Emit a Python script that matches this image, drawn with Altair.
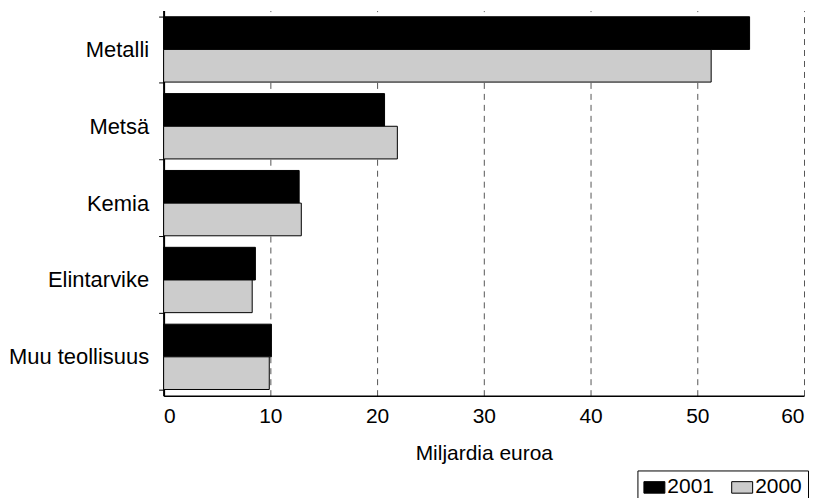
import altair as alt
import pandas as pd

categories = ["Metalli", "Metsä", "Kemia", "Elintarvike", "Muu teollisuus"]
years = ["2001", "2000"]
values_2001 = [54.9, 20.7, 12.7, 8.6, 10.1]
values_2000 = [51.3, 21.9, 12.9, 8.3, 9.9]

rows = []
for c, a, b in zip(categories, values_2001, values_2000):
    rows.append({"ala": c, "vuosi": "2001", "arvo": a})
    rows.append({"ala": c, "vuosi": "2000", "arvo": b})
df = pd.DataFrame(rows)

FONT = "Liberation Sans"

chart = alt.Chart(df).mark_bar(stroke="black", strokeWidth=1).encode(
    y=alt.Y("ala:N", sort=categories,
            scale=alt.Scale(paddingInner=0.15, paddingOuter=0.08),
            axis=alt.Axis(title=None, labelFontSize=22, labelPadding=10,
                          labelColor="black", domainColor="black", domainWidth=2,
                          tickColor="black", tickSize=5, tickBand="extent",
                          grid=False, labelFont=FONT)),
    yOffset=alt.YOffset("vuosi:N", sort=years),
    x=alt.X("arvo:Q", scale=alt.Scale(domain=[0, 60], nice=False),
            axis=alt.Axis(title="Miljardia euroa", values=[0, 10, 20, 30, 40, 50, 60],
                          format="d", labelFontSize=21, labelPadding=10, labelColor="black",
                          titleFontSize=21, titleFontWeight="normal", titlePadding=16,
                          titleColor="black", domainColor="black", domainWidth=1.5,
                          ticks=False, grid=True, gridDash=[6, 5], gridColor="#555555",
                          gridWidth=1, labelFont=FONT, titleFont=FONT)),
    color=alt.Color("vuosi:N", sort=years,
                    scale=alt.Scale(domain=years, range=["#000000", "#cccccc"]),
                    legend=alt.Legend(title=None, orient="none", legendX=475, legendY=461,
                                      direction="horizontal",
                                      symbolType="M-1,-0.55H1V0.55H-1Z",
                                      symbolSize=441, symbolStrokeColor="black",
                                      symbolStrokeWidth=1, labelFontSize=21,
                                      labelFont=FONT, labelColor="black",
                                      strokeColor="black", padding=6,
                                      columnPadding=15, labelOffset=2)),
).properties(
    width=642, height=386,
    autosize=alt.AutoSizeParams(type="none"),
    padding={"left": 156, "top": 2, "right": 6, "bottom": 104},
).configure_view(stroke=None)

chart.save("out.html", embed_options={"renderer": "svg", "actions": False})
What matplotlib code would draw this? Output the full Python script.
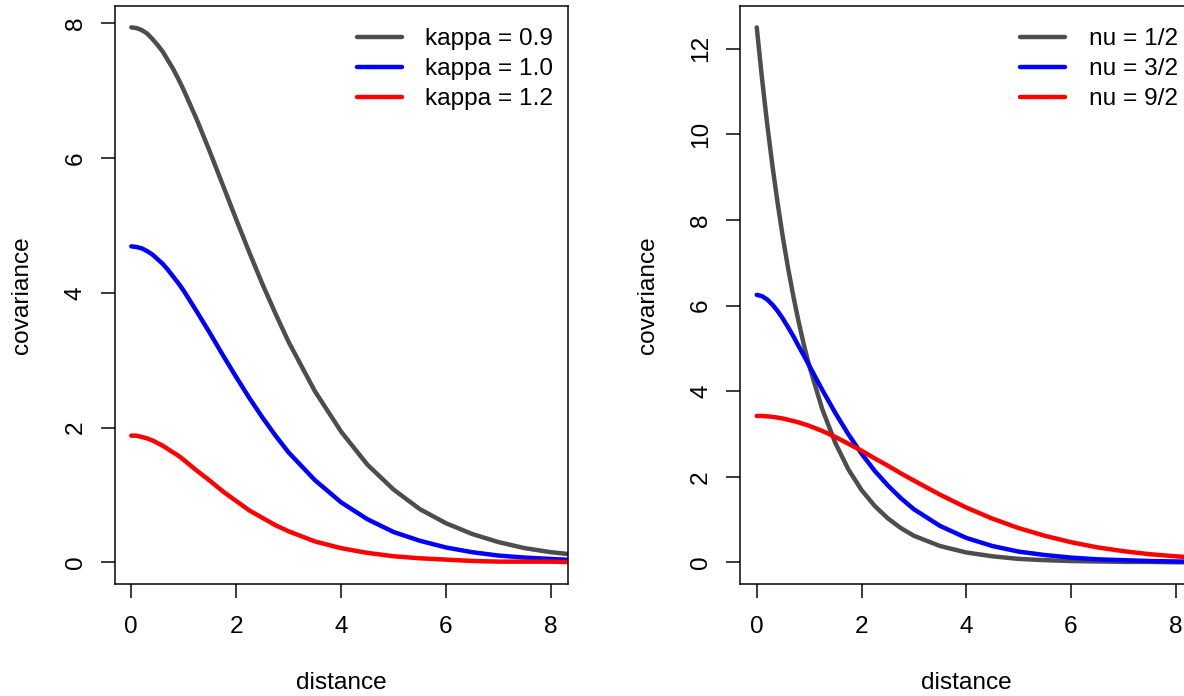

________________________________________

### SET PROBLEM
Of the lines in the material, how many contain the word "script"? Reply with the number and nothing else.

### TASK OUTPUT
2